WORK TO BE COMPLETED:
Write every line out verbatim and omit the pictures.
--- DATASET EXCERPT ---
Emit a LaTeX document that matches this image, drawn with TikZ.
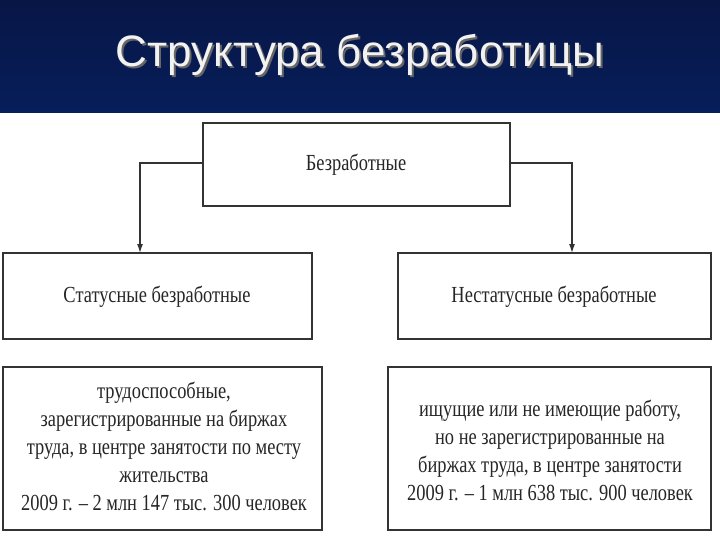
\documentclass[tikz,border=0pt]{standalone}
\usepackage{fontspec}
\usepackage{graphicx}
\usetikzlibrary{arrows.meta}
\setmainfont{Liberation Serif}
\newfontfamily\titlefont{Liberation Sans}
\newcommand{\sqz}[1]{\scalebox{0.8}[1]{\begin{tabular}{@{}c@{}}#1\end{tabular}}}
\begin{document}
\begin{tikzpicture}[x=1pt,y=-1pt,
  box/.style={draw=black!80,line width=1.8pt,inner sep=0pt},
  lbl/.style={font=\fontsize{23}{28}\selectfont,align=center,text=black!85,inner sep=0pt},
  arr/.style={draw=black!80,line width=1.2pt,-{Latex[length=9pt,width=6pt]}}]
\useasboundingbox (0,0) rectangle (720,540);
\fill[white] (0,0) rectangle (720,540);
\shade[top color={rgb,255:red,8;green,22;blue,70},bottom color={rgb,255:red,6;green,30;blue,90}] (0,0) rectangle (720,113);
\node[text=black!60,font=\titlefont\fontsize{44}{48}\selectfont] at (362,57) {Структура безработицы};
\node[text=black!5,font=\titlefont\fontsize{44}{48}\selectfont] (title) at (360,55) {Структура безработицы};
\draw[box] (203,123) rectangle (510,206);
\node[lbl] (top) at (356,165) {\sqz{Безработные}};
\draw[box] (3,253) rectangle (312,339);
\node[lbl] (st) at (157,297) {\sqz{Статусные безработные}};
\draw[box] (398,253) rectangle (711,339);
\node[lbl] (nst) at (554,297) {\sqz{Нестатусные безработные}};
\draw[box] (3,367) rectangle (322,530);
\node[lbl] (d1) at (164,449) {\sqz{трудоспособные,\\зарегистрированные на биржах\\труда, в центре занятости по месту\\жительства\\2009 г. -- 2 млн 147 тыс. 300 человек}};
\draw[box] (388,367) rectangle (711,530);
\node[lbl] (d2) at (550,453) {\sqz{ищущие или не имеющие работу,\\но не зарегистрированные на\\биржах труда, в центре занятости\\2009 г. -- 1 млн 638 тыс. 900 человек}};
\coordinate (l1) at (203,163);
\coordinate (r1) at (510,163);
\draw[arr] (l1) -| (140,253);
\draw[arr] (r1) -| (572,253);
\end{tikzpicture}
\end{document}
---
IN RESPONSE:
Emit a LaTeX document that matches this image, drawn with TikZ.
\documentclass[tikz,border=0pt]{standalone}
\usepackage{fontspec}
\usepackage{graphicx}
\usetikzlibrary{arrows.meta}
\setmainfont{Liberation Serif}
\newfontfamily\titlefont{Liberation Sans}
\newcommand{\sqz}[1]{\scalebox{0.8}[1]{\begin{tabular}{@{}c@{}}#1\end{tabular}}}
\begin{document}
\begin{tikzpicture}[x=1pt,y=-1pt,
  box/.style={draw=black!80,line width=1.8pt,inner sep=0pt},
  lbl/.style={font=\fontsize{23}{28}\selectfont,align=center,text=black!85,inner sep=0pt},
  arr/.style={draw=black!80,line width=1.2pt,-{Latex[length=9pt,width=6pt]}}]
\useasboundingbox (0,0) rectangle (720,540);
\fill[white] (0,0) rectangle (720,540);
\shade[top color={rgb,255:red,8;green,22;blue,70},bottom color={rgb,255:red,6;green,30;blue,90}] (0,0) rectangle (720,113);
\node[text=black!60,font=\titlefont\fontsize{44}{48}\selectfont] at (362,57) {Структура безработицы};
\node[text=black!5,font=\titlefont\fontsize{44}{48}\selectfont] (title) at (360,55) {Структура безработицы};
\draw[box] (203,123) rectangle (510,206);
\node[lbl] (top) at (356,165) {\sqz{Безработные}};
\draw[box] (3,253) rectangle (312,339);
\node[lbl] (st) at (157,297) {\sqz{Статусные безработные}};
\draw[box] (398,253) rectangle (711,339);
\node[lbl] (nst) at (554,297) {\sqz{Нестатусные безработные}};
\draw[box] (3,367) rectangle (322,530);
\node[lbl] (d1) at (164,449) {\sqz{трудоспособные,\\зарегистрированные на биржах\\труда, в центре занятости по месту\\жительства\\2009 г. -- 2 млн 147 тыс. 300 человек}};
\draw[box] (388,367) rectangle (711,530);
\node[lbl] (d2) at (550,453) {\sqz{ищущие или не имеющие работу,\\но не зарегистрированные на\\биржах труда, в центре занятости\\2009 г. -- 1 млн 638 тыс. 900 человек}};
\coordinate (l1) at (203,163);
\coordinate (r1) at (510,163);
\draw[arr] (l1) -| (140,253);
\draw[arr] (r1) -| (572,253);
\end{tikzpicture}
\end{document}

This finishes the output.